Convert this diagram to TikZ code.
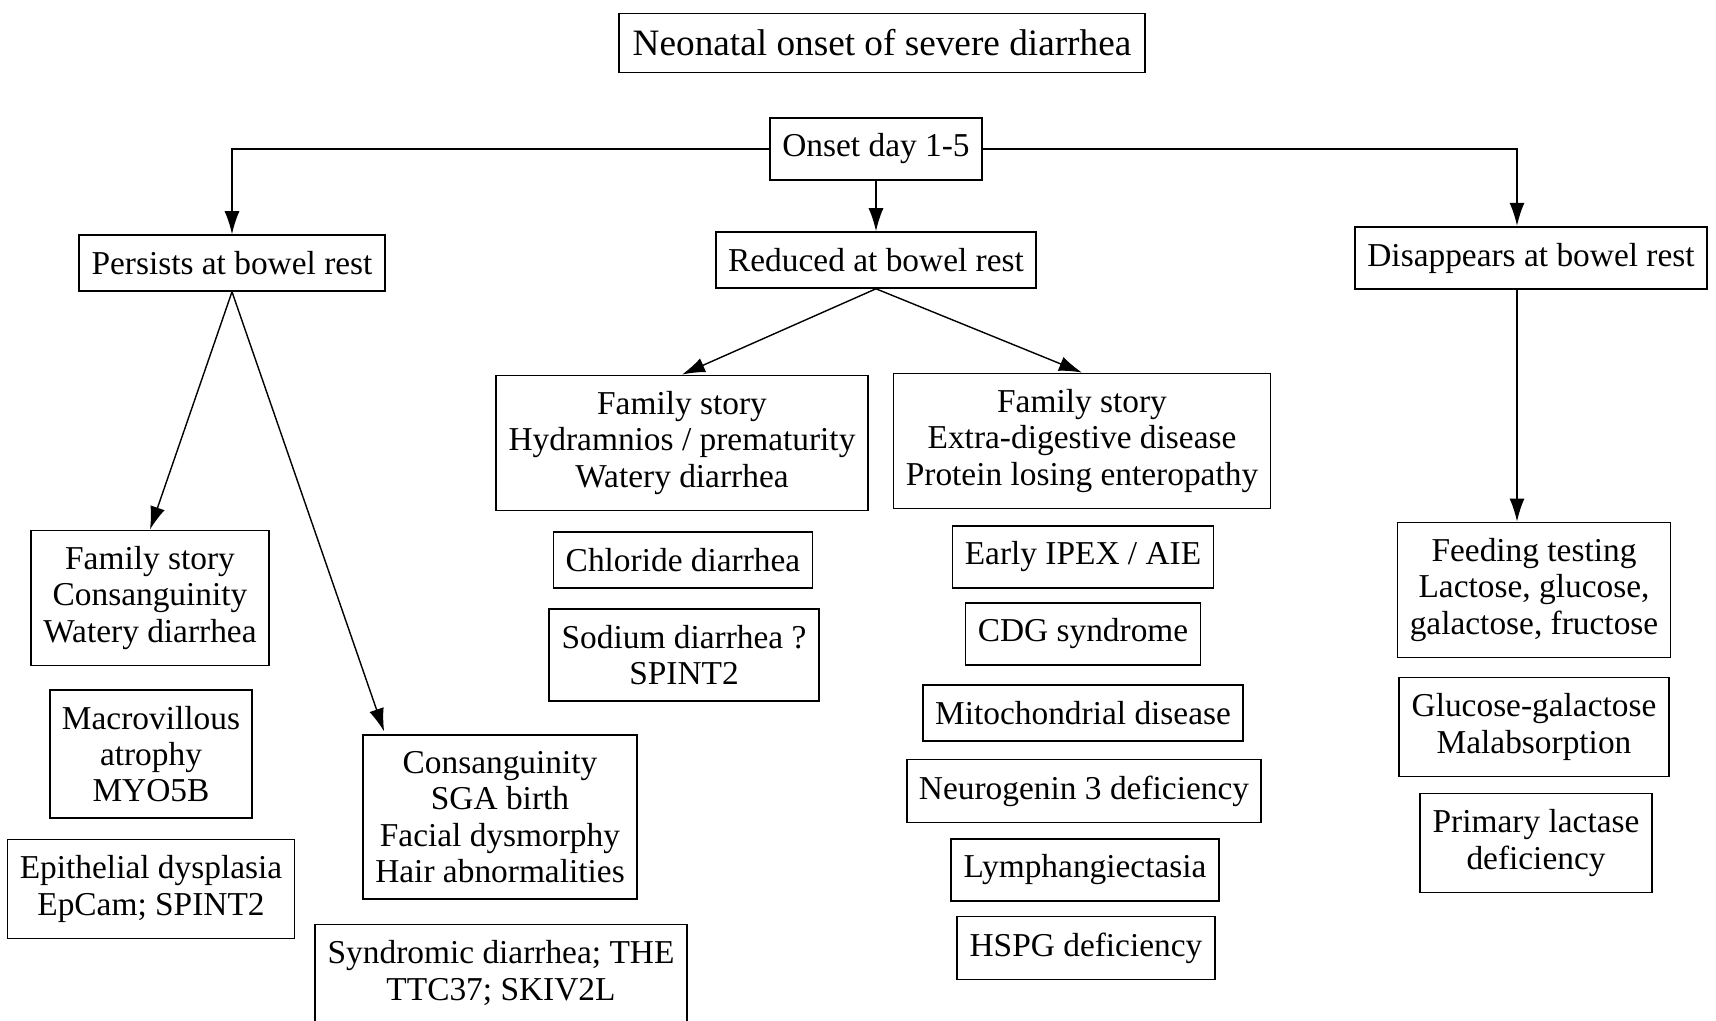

==

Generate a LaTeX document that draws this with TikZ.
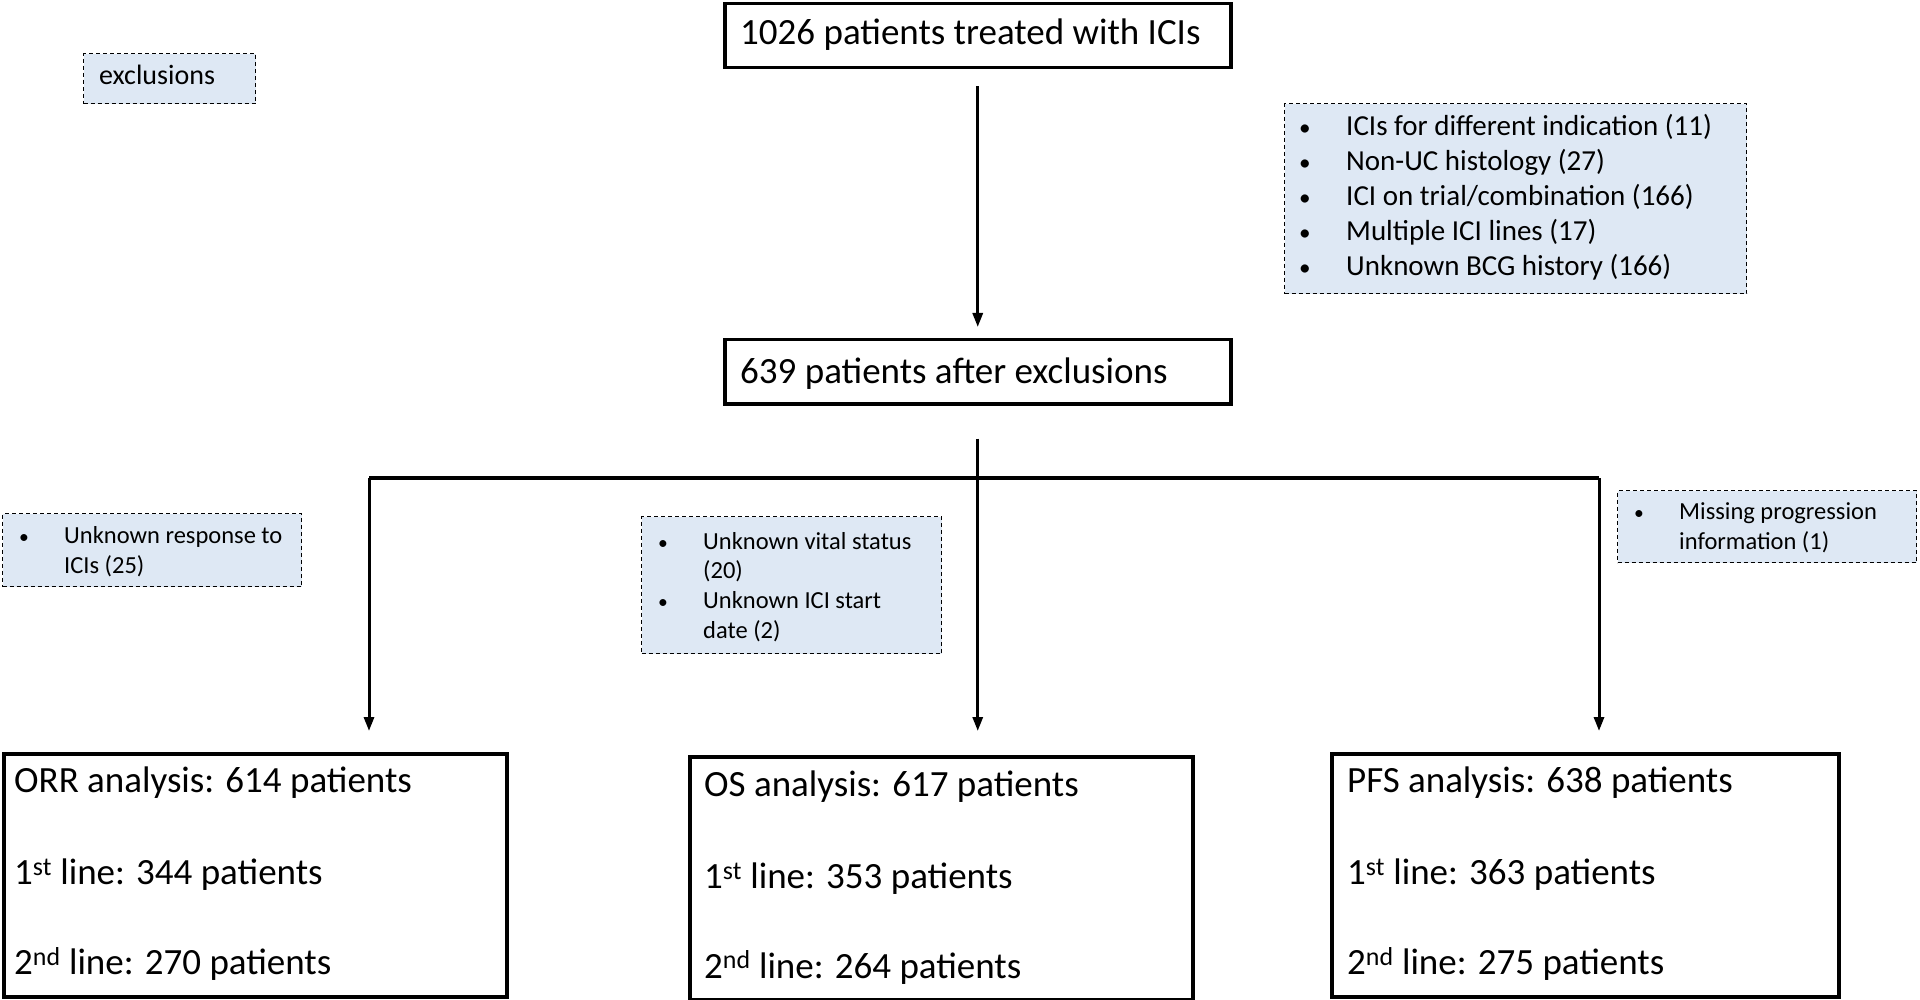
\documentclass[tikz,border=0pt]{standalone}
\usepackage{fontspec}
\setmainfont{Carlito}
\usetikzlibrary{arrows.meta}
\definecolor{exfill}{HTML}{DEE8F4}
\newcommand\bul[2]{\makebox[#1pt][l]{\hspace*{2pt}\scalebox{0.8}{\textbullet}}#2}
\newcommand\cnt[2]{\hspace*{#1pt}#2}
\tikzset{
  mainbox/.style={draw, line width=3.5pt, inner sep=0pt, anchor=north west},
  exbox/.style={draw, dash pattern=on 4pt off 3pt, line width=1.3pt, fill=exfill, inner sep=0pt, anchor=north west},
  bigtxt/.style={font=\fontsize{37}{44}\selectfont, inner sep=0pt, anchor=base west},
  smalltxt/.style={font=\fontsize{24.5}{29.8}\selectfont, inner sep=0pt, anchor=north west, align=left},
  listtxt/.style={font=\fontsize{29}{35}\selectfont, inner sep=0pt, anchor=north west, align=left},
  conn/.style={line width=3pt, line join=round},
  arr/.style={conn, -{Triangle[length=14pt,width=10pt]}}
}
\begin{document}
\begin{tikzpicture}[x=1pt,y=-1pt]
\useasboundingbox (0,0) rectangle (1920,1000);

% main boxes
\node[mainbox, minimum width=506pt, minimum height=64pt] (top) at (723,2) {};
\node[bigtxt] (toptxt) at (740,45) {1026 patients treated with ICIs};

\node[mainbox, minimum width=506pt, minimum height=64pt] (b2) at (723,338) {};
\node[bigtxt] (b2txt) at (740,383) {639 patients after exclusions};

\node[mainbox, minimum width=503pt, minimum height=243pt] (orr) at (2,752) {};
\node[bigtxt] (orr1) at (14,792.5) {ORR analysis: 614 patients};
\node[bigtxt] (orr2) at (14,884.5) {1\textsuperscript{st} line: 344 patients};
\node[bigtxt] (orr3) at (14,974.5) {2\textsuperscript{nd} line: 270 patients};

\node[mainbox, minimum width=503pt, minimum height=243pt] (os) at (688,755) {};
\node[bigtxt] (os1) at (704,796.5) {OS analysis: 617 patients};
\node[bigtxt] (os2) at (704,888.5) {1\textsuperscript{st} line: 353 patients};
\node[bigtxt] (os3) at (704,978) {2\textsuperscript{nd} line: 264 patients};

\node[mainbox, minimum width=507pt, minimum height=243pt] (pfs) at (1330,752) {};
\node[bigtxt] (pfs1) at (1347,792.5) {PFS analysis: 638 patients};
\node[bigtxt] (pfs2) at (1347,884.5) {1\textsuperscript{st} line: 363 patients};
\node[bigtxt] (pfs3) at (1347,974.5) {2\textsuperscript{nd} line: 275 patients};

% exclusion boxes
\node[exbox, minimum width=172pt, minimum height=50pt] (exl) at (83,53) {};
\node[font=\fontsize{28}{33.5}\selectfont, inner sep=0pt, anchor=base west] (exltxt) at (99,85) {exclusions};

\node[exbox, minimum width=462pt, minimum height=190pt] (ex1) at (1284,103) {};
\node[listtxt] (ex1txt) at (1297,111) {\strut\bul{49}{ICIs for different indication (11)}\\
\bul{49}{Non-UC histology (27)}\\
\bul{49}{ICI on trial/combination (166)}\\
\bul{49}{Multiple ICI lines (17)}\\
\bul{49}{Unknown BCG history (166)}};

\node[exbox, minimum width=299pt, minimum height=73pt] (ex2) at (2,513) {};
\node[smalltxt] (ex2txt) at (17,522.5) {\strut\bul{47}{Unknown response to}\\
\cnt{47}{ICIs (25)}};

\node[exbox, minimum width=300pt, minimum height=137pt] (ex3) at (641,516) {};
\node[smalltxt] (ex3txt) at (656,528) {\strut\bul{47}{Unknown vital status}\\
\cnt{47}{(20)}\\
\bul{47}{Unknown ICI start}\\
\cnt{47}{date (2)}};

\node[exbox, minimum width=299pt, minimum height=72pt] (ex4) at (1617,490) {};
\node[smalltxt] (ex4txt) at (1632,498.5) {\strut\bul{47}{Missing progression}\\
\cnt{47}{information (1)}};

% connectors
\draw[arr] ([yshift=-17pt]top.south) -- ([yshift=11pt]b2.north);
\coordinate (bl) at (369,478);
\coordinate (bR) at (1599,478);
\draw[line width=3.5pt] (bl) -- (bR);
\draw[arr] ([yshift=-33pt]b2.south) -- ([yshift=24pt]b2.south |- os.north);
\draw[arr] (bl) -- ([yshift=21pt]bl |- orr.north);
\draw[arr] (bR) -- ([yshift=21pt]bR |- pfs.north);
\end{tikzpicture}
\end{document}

__PROMPT__
Track down every line holding the string "with" and copy it.

__EXPECTED ANSWER__
Generate a LaTeX document that draws this with TikZ.
\node[bigtxt] (toptxt) at (740,45) {1026 patients treated with ICIs};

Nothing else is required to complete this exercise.